Given material
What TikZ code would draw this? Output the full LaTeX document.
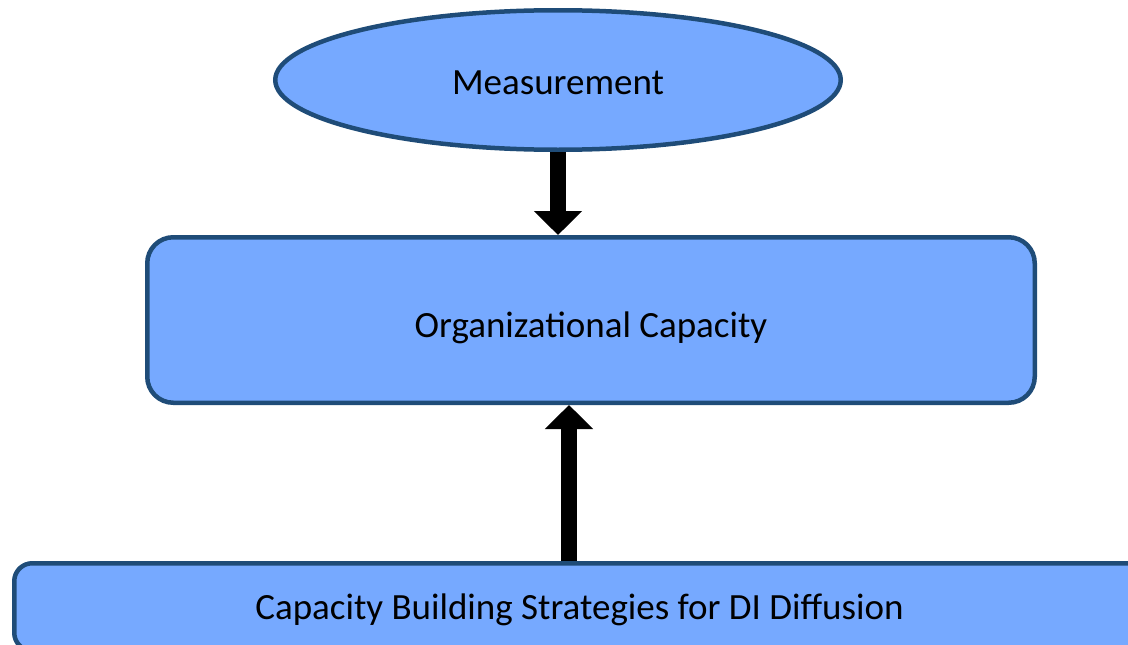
\documentclass[tikz,border=0pt]{standalone}
\usepackage{fontspec}
\setmainfont{Carlito}
\usetikzlibrary{shapes.geometric,arrows.meta}
\definecolor{boxfill}{RGB}{118,169,255}
\definecolor{boxline}{RGB}{31,76,120}
\tikzset{
  shapebox/.style={draw=boxline, fill=boxfill, line width=4.5pt, inner sep=0pt, text depth=0pt, font=\fontsize{37}{44}\selectfont},
  bigarrow/.style={line width=16pt, -{Triangle[width=47pt,length=24pt]}},
}
\begin{document}
\begin{tikzpicture}[x=1pt,y=-1pt]
\useasboundingbox (0,0) rectangle (1128,645);
\clip (0,0) rectangle (1128,645);
\node[shapebox, ellipse, text height=28pt, minimum width=565.5pt, minimum height=139.5pt] (m) at (558,80) {Measurement};
\node[shapebox, rectangle, text height=34pt, rounded corners=26pt, minimum width=887.5pt, minimum height=165.5pt] (o) at (591,320) {Organizational Capacity};
\node[shapebox, rectangle, text height=24pt, rounded corners=18pt, minimum width=1130.5pt, minimum height=87.5pt] (b) at (579.5,607) {Capacity Building Strategies for DI Diffusion};
\coordinate (a2) at (569,0);
\draw[bigarrow] (m.south) -- (m.south |- o.north);
\draw[bigarrow] (a2 |- b.north) -- (a2 |- o.south);
\end{tikzpicture}
\end{document}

Problem
Repeat the material above verbatim, with no pictures in the output.

Answer below
What TikZ code would draw this? Output the full LaTeX document.
\documentclass[tikz,border=0pt]{standalone}
\usepackage{fontspec}
\setmainfont{Carlito}
\usetikzlibrary{shapes.geometric,arrows.meta}
\definecolor{boxfill}{RGB}{118,169,255}
\definecolor{boxline}{RGB}{31,76,120}
\tikzset{
  shapebox/.style={draw=boxline, fill=boxfill, line width=4.5pt, inner sep=0pt, text depth=0pt, font=\fontsize{37}{44}\selectfont},
  bigarrow/.style={line width=16pt, -{Triangle[width=47pt,length=24pt]}},
}
\begin{document}
\begin{tikzpicture}[x=1pt,y=-1pt]
\useasboundingbox (0,0) rectangle (1128,645);
\clip (0,0) rectangle (1128,645);
\node[shapebox, ellipse, text height=28pt, minimum width=565.5pt, minimum height=139.5pt] (m) at (558,80) {Measurement};
\node[shapebox, rectangle, text height=34pt, rounded corners=26pt, minimum width=887.5pt, minimum height=165.5pt] (o) at (591,320) {Organizational Capacity};
\node[shapebox, rectangle, text height=24pt, rounded corners=18pt, minimum width=1130.5pt, minimum height=87.5pt] (b) at (579.5,607) {Capacity Building Strategies for DI Diffusion};
\coordinate (a2) at (569,0);
\draw[bigarrow] (m.south) -- (m.south |- o.north);
\draw[bigarrow] (a2 |- b.north) -- (a2 |- o.south);
\end{tikzpicture}
\end{document}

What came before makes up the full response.